--- Records to use ---
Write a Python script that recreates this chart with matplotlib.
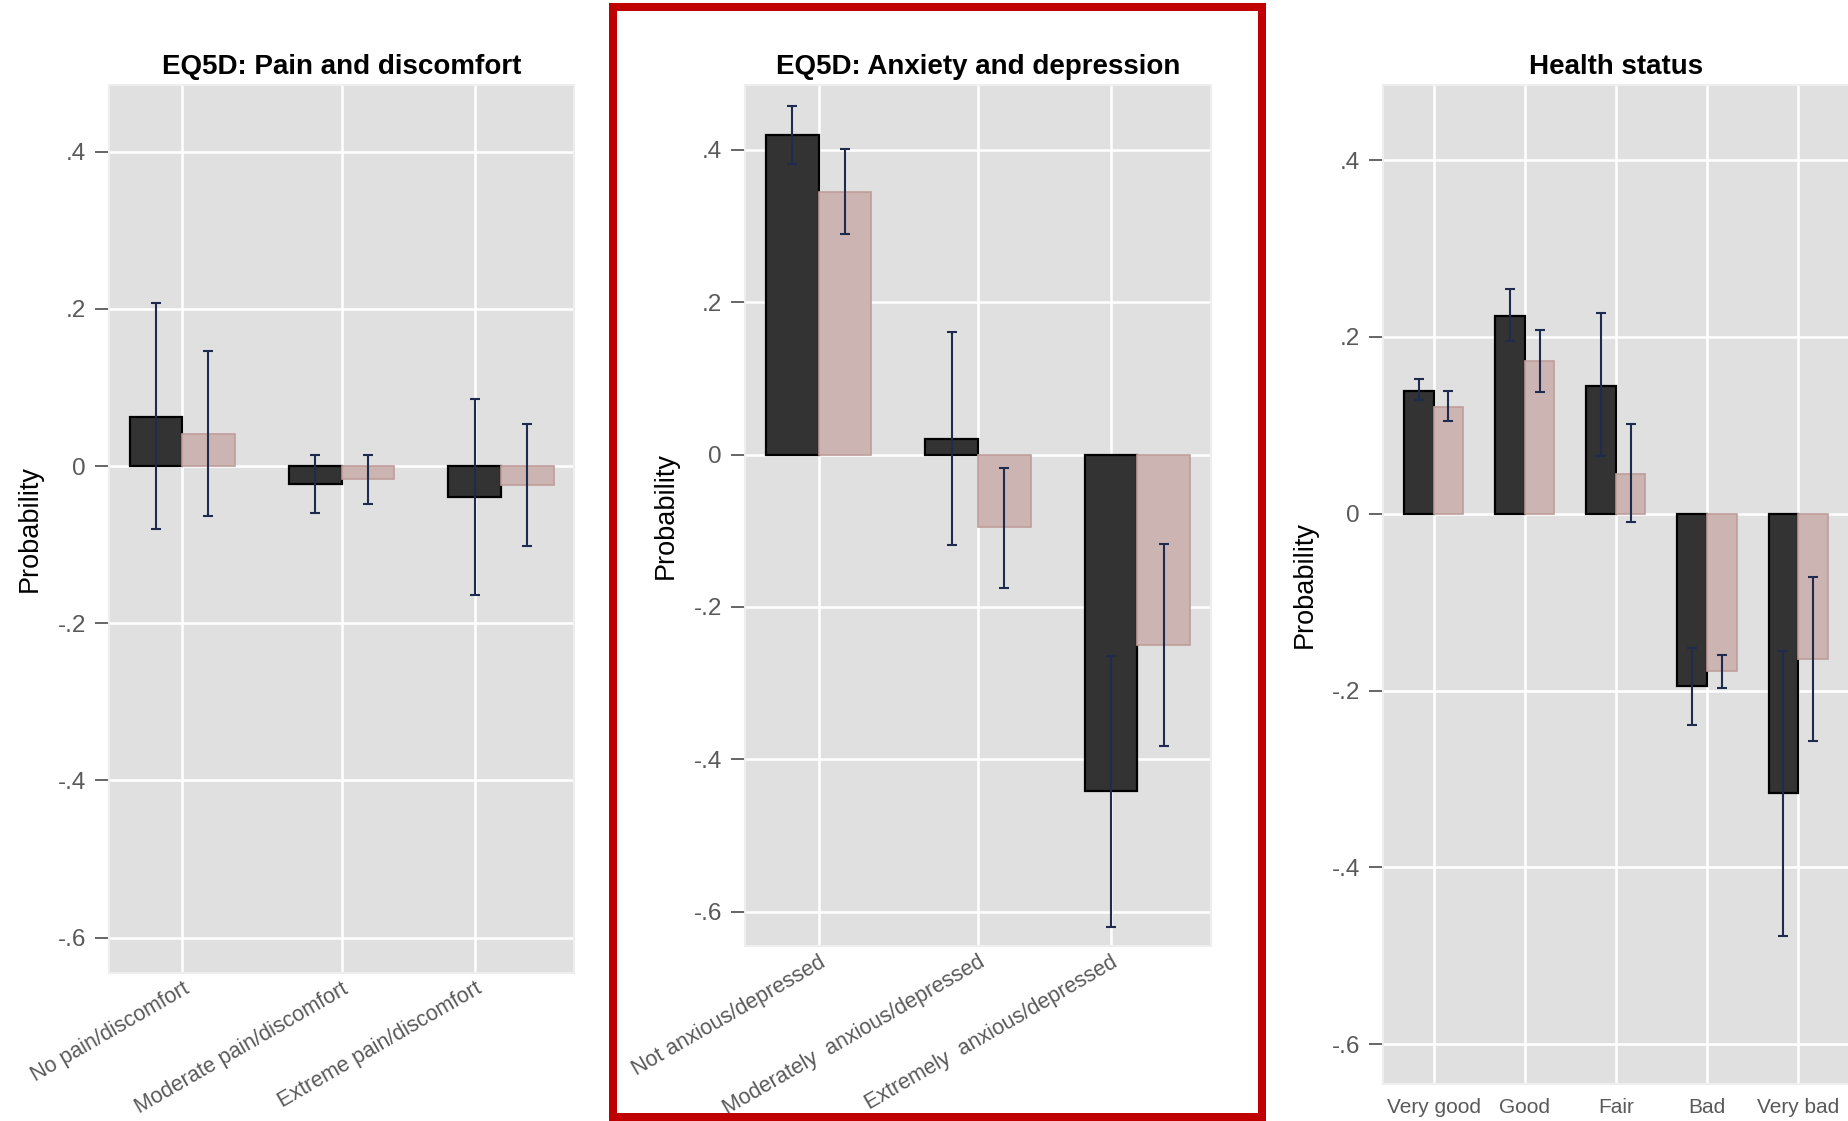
import matplotlib
matplotlib.use("Agg")
import matplotlib.pyplot as plt
from matplotlib.patches import Rectangle
import numpy as np

plt.rcParams['font.family'] = ['Liberation Sans', 'DejaVu Sans']

# ---- data -------------------------------------------------------------
pain_cats = ["No pain/discomfort", "Moderate pain/discomfort", "Extreme pain/discomfort"]
pain_a = [0.062, -0.023, -0.039]
pain_a_lo = [-0.080, -0.060, -0.164]
pain_a_hi = [0.207, 0.014, 0.086]
pain_b = [0.041, -0.016, -0.024]
pain_b_lo = [-0.063, -0.048, -0.102]
pain_b_hi = [0.146, 0.014, 0.053]

anx_cats = ["Not anxious/depressed", "Moderately  anxious/depressed", "Extremely  anxious/depressed"]
anx_a = [0.419, 0.021, -0.441]
anx_a_lo = [0.381, -0.119, -0.620]
anx_a_hi = [0.458, 0.161, -0.265]
anx_b = [0.345, -0.095, -0.250]
anx_b_lo = [0.290, -0.175, -0.383]
anx_b_hi = [0.401, -0.018, -0.117]

health_cats = ["Very good", "Good", "Fair", "Bad", "Very bad"]
health_a = [0.139, 0.224, 0.145, -0.195, -0.316]
health_a_lo = [0.129, 0.195, 0.065, -0.239, -0.478]
health_a_hi = [0.152, 0.254, 0.227, -0.152, -0.155]
health_b = [0.121, 0.173, 0.045, -0.178, -0.164]
health_b_lo = [0.105, 0.138, -0.009, -0.197, -0.257]
health_b_hi = [0.139, 0.208, 0.101, -0.160, -0.071]

yticks = [-0.6, -0.4, -0.2, 0.0, 0.2, 0.4]
ytick_labels = ["-.6", "-.4", "-.2", "0", ".2", ".4"]

# ---- style ------------------------------------------------------------
W, H = 1849, 1121
DARK = "#333333"
PINK = "#CBB4B1"
PINK_EDGE = "#BE9E9A"
ERR = "#1E2B4F"
BG = "#E0E0E0"
TICKC = "#595959"

fig = plt.figure(figsize=(W / 100, H / 100), dpi=100)


def px_axes(left, top, right, bottom):
    return fig.add_axes([left / W, 1 - bottom / H, (right - left) / W, (bottom - top) / H])


def panel(ax, title, cats, a, a_lo, a_hi, b, b_lo, b_hi, w, xlim, tick_pos,
          rotate, ylab_x):
    x = np.arange(1, len(cats) + 1)
    a = np.asarray(a); b = np.asarray(b)
    ax.set_facecolor(BG)
    ax.bar(x - w / 2, a, width=w, color=DARK, edgecolor="black", linewidth=1.6, zorder=3)
    ax.bar(x + w / 2, b, width=w, color=PINK, edgecolor=PINK_EDGE, linewidth=1.2, zorder=3)
    ax.errorbar(x - w / 2, a, yerr=[a - np.asarray(a_lo), np.asarray(a_hi) - a],
                fmt="none", ecolor=ERR, elinewidth=1.5, capsize=3.6, capthick=1.5, zorder=4)
    ax.errorbar(x + w / 2, b, yerr=[b - np.asarray(b_lo), np.asarray(b_hi) - b],
                fmt="none", ecolor=ERR, elinewidth=1.5, capsize=3.6, capthick=1.5, zorder=4)
    ax.set_xlim(*xlim)
    ax.set_ylim(-0.645, 0.485)
    ax.set_yticks(yticks)
    ax.set_yticklabels(ytick_labels)
    ax.set_xticks(tick_pos)
    if rotate:
        ax.set_xticklabels(cats, rotation=30, ha="right", va="top", rotation_mode="anchor")
        ax.tick_params(axis="x", length=0, pad=4, labelsize=15.5, labelcolor=TICKC)
    else:
        ax.set_xticklabels(cats)
        ax.tick_params(axis="x", length=0, pad=10, labelsize=15, labelcolor=TICKC)
    ax.tick_params(axis="y", length=10, width=1.3, color=TICKC, pad=6.5,
                   labelsize=17.5, labelcolor=TICKC)
    ax.grid(True, color="white", linewidth=1.8, zorder=1)
    ax.set_axisbelow(True)
    for s in ax.spines.values():
        s.set_color("#EEEEEE")
        s.set_linewidth(1.5)
    ax.set_title(title, fontsize=20, fontweight="bold", pad=8)
    ax.set_ylabel("Probability", fontsize=19.5)
    ax.yaxis.set_label_coords(ylab_x, 0.5)


w3 = 0.33
ax1 = px_axes(109, 85, 574, 973)
panel(ax1, "EQ5D: Pain and discomfort", pain_cats, pain_a, pain_a_lo, pain_a_hi,
      pain_b, pain_b_lo, pain_b_hi, w3, (0.541, 3.458), [1, 2, 3 - w3 / 2], True, -0.142)

ax2 = px_axes(745, 85, 1211, 946)
panel(ax2, "EQ5D: Anxiety and depression", anx_cats, anx_a, anx_a_lo, anx_a_hi,
      anx_b, anx_b_lo, anx_b_hi, w3, (0.538, 3.462), [1, 2, 3 - w3 / 2], True, -0.143)

w5 = 0.325
ax3 = px_axes(1383, 85, 1849, 1084)
panel(ax3, "Health status", health_cats, health_a, health_a_lo, health_a_hi,
      health_b, health_b_lo, health_b_hi, w5, (0.445, 5.558), [1, 2, 3, 4, 5], False, -0.139)

# highlight frame around the middle panel
fig.patches.append(Rectangle((613 / W, 1 - 1117 / H), (1262 - 613) / W, (1117 - 7) / H,
                             transform=fig.transFigure, fill=False,
                             edgecolor="#C00000", linewidth=8 * 0.72))

fig.savefig("out.png", dpi=100, facecolor="white")
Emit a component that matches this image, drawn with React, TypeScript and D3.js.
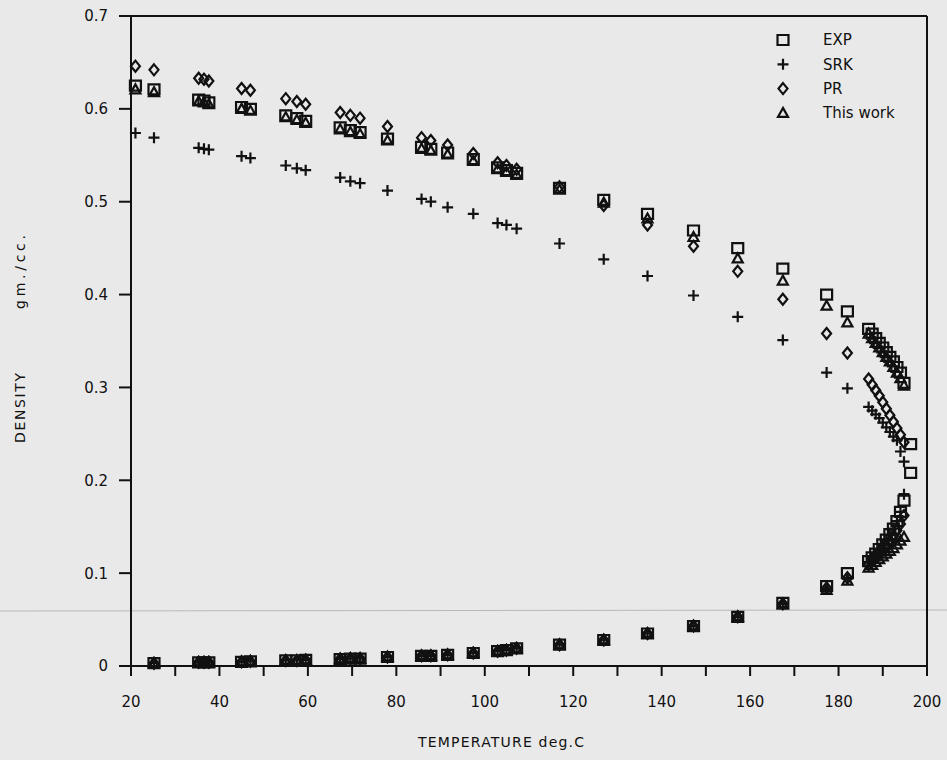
import React from 'react';
import * as d3 from 'd3';

// Temperatures (deg C) at which densities are reported
const temperatures = [
  21, 25.2, 35.3, 36.5, 37.6, 45, 47, 55, 57.5, 59.5,
  67.3, 69.6, 71.8, 78, 85.7, 87.8, 91.6, 97.4, 102.9, 104.9,
  107.2, 116.9, 126.9, 136.8, 147.2, 157.2, 167.4, 177.3, 182, 186.8,
  187.6, 188.4, 189.2, 190.0, 190.8, 191.6, 192.4, 193.2, 194.0, 194.8,
  196.3,
];

// Saturated liquid densities (gm./cc.)
const expLiquid = [
  0.625, 0.621, 0.610, 0.609, 0.607, 0.602, 0.600, 0.593, 0.590, 0.587,
  0.580, 0.577, 0.575, 0.568, 0.559, 0.557, 0.553, 0.546, 0.537, 0.534,
  0.531, 0.515, 0.502, 0.487, 0.469, 0.450, 0.428, 0.400, 0.382, 0.363,
  0.358, 0.353, 0.348, 0.343, 0.338, 0.333, 0.328, 0.322, 0.316, 0.305,
  0.239,
];
const srkLiquid = [
  0.574, 0.569, 0.558, 0.557, 0.556, 0.549, 0.547, 0.539, 0.536, 0.534,
  0.526, 0.522, 0.520, 0.512, 0.503, 0.500, 0.494, 0.487, 0.477, 0.475,
  0.471, 0.455, 0.438, 0.420, 0.399, 0.376, 0.351, 0.316, 0.299, 0.279,
  0.275, 0.271, 0.267, 0.262, 0.257, 0.252, 0.247, 0.243, 0.231, 0.220,
  null,
];
const prLiquid = [
  0.646, 0.642, 0.633, 0.632, 0.630, 0.622, 0.620, 0.611, 0.608, 0.605,
  0.596, 0.593, 0.590, 0.581, 0.569, 0.566, 0.561, 0.552, 0.542, 0.539,
  0.535, 0.516, 0.496, 0.475, 0.452, 0.425, 0.395, 0.358, 0.337, 0.309,
  0.303, 0.297, 0.291, 0.284, 0.277, 0.270, 0.263, 0.256, 0.249, 0.241,
  null,
];
const thisWorkLiquid = [
  0.621, 0.618, 0.608, 0.607, 0.605, 0.600, 0.598, 0.591, 0.588, 0.585,
  0.578, 0.575, 0.573, 0.566, 0.557, 0.555, 0.551, 0.544, 0.535, 0.532,
  0.529, 0.513, 0.499, 0.482, 0.462, 0.439, 0.415, 0.388, 0.370, 0.358,
  0.353, 0.348, 0.343, 0.338, 0.333, 0.328, 0.322, 0.316, 0.310, 0.302,
  null,
];

// Saturated vapour densities (gm./cc.)
const expVapor = [
  null, 0.003, 0.004, 0.004, 0.004, 0.0045, 0.005, 0.006, 0.006, 0.0065,
  0.0075, 0.008, 0.008, 0.0097, 0.011, 0.011, 0.012, 0.014, 0.016, 0.017,
  0.019, 0.023, 0.028, 0.035, 0.043, 0.053, 0.068, 0.086, 0.100, 0.113,
  0.117, 0.121, 0.126, 0.131, 0.136, 0.142, 0.148, 0.156, 0.166, 0.178,
  0.208,
];
const srkVapor = [
  null, 0.003, 0.004, 0.004, 0.004, 0.0045, 0.005, 0.006, 0.006, 0.0065,
  0.0075, 0.008, 0.008, 0.0097, 0.011, 0.011, 0.012, 0.014, 0.016, 0.017,
  0.019, 0.023, 0.028, 0.035, 0.043, 0.053, 0.067, 0.083, 0.094, 0.112,
  0.116, 0.120, 0.125, 0.130, 0.135, 0.141, 0.148, 0.156, 0.166, 0.185,
  null,
];
const prVapor = [
  null, 0.003, 0.004, 0.004, 0.004, 0.0045, 0.005, 0.006, 0.006, 0.0065,
  0.0075, 0.008, 0.008, 0.0097, 0.011, 0.011, 0.012, 0.014, 0.016, 0.017,
  0.019, 0.023, 0.028, 0.035, 0.043, 0.053, 0.067, 0.084, 0.095, 0.109,
  0.113, 0.117, 0.121, 0.125, 0.130, 0.135, 0.140, 0.146, 0.153, 0.162,
  null,
];
const thisWorkVapor = [
  null, 0.003, 0.004, 0.004, 0.004, 0.0045, 0.005, 0.006, 0.006, 0.0065,
  0.0075, 0.008, 0.008, 0.0097, 0.011, 0.011, 0.012, 0.014, 0.016, 0.017,
  0.019, 0.023, 0.028, 0.035, 0.043, 0.053, 0.066, 0.082, 0.092, 0.106,
  0.109, 0.112, 0.115, 0.118, 0.121, 0.124, 0.127, 0.131, 0.135, 0.139,
  null,
];

const xTickValues = [20, 30, 40, 50, 60, 70, 80, 90, 100, 110, 120, 130, 140, 150, 160, 170, 180, 190, 200];
const xTickLabels = ['20', '40', '60', '80', '100', '120', '140', '160', '180', '200'];
const yTickLabels = ['0', '0.1', '0.2', '0.3', '0.4', '0.5', '0.6', '0.7'];

const seriesNames = ['EXP', 'SRK', 'PR', 'This work'];
const seriesShapes = ['square', 'plus', 'diamond', 'triangle'];

const W = 947;
const H = 760;
const FONT = "'DejaVu Sans', sans-serif";
const INK = '#111111';
const MARK_W = 2.2;

const x = d3.scaleLinear().domain([20, 200]).range([131, 927]);
const y = d3.scaleLinear().domain([0, 0.7]).range([666, 16]);

function shapePath(kind: string, cx: number, cy: number): string {
  const p = d3.path();
  if (kind === 'square') {
    p.rect(cx - 5.5, cy - 5, 11, 10);
  } else if (kind === 'plus') {
    p.moveTo(cx - 5.5, cy); p.lineTo(cx + 5.5, cy);
    p.moveTo(cx, cy - 5.5); p.lineTo(cx, cy + 5.5);
  } else if (kind === 'diamond') {
    p.moveTo(cx, cy - 5.5); p.lineTo(cx + 4.5, cy); p.lineTo(cx, cy + 5.5); p.lineTo(cx - 4.5, cy); p.closePath();
  } else {
    p.moveTo(cx, cy - 5); p.lineTo(cx + 5, cy + 4); p.lineTo(cx - 5, cy + 4); p.closePath();
  }
  return p.toString();
}

export default function App() {
  const liquid = [expLiquid, srkLiquid, prLiquid, thisWorkLiquid];
  const vapor = [expVapor, srkVapor, prVapor, thisWorkVapor];
  const drawOrder = [3, 2, 1, 0];

  const marks: React.ReactNode[] = [];
  drawOrder.forEach((si) => {
    [liquid[si], vapor[si]].forEach((arr, bi) => {
      arr.forEach((v, i) => {
        if (v === null || v === undefined) return;
        marks.push(
          <path
            key={`m-${si}-${bi}-${i}`}
            d={shapePath(seriesShapes[si], x(temperatures[i]), y(v))}
            fill="none"
            stroke={INK}
            strokeWidth={MARK_W}
          />
        );
      });
    });
  });

  const yTickValues = yTickLabels.map((t) => +t);

  return (
    <svg
      width={W}
      height={H}
      viewBox={`0 0 ${W} ${H}`}
      style={{ position: 'absolute', left: 0, top: 0, display: 'block' }}
    >
      <rect x={0} y={0} width={W} height={H} fill="#e9e9e9" />
      {/* faint scan line */}
      <line x1={0} x2={W} y1={611} y2={610} stroke="#b8b8b8" strokeWidth={1} />

      {/* frame */}
      <line x1={x(20) - 12} x2={x(200)} y1={y(0.7)} y2={y(0.7)} stroke={INK} strokeWidth={2} />
      <line x1={x(200)} x2={x(200)} y1={y(0.7)} y2={y(0) + 10} stroke={INK} strokeWidth={2} />
      <line x1={x(20)} x2={x(20)} y1={y(0.7)} y2={y(0) + 10} stroke={INK} strokeWidth={2} />
      <line x1={x(20)} x2={x(200)} y1={y(0)} y2={y(0)} stroke={INK} strokeWidth={2} />

      {/* x ticks */}
      {xTickValues.map((t) => (
        <line key={`xt-${t}`} x1={x(t)} x2={x(t)} y1={y(0)} y2={y(0) + 10} stroke={INK} strokeWidth={2} />
      ))}
      {xTickLabels.map((t) => (
        <text key={`xl-${t}`} x={x(+t)} y={707} textAnchor="middle" fontFamily={FONT} fontSize={15} fill={INK}>
          {t}
        </text>
      ))}

      {/* y ticks */}
      {yTickValues.map((v, i) => (
        <g key={`yt-${i}`}>
          <line x1={x(20) - 12} x2={x(20)} y1={y(v)} y2={y(v)} stroke={INK} strokeWidth={2} />
          <text x={108} y={y(v)} dy="0.36em" textAnchor="end" fontFamily={FONT} fontSize={15} fill={INK}>
            {yTickLabels[i]}
          </text>
        </g>
      ))}

      {/* axis titles */}
      <text x={418} y={747} fontFamily={FONT} fontSize={14} fill={INK} textLength={166} lengthAdjust="spacing">
        TEMPERATURE deg.C
      </text>
      <text transform="translate(25,408) rotate(-90)" textAnchor="middle" fontFamily={FONT} fontSize={14} fill={INK} textLength={70} lengthAdjust="spacing">
        DENSITY
      </text>
      <text transform="translate(25,272) rotate(-90)" textAnchor="middle" fontFamily={FONT} fontSize={14} fill={INK} textLength={74} lengthAdjust="spacing">
        gm./cc.
      </text>

      {/* data */}
      {marks}

      {/* legend */}
      {seriesNames.map((name, i) => {
        const ly = 40 + i * 24.3;
        return (
          <g key={`lg-${name}`}>
            <path d={shapePath(seriesShapes[i], 783, ly)} fill="none" stroke={INK} strokeWidth={MARK_W} />
            <text x={823} y={ly} dy="0.36em" fontFamily={FONT} fontSize={15} fill={INK}>
              {name}
            </text>
          </g>
        );
      })}
    </svg>
  );
}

--- What is needed ---
Look at the listing and set down only the lines from its start through the line with "pain_b_hi = [0.146, 0.014, 0.053]", word for word and without pictures.

--- Response for this exercise ---
Write a Python script that recreates this chart with matplotlib.
import matplotlib
matplotlib.use("Agg")
import matplotlib.pyplot as plt
from matplotlib.patches import Rectangle
import numpy as np

plt.rcParams['font.family'] = ['Liberation Sans', 'DejaVu Sans']

# ---- data -------------------------------------------------------------
pain_cats = ["No pain/discomfort", "Moderate pain/discomfort", "Extreme pain/discomfort"]
pain_a = [0.062, -0.023, -0.039]
pain_a_lo = [-0.080, -0.060, -0.164]
pain_a_hi = [0.207, 0.014, 0.086]
pain_b = [0.041, -0.016, -0.024]
pain_b_lo = [-0.063, -0.048, -0.102]
pain_b_hi = [0.146, 0.014, 0.053]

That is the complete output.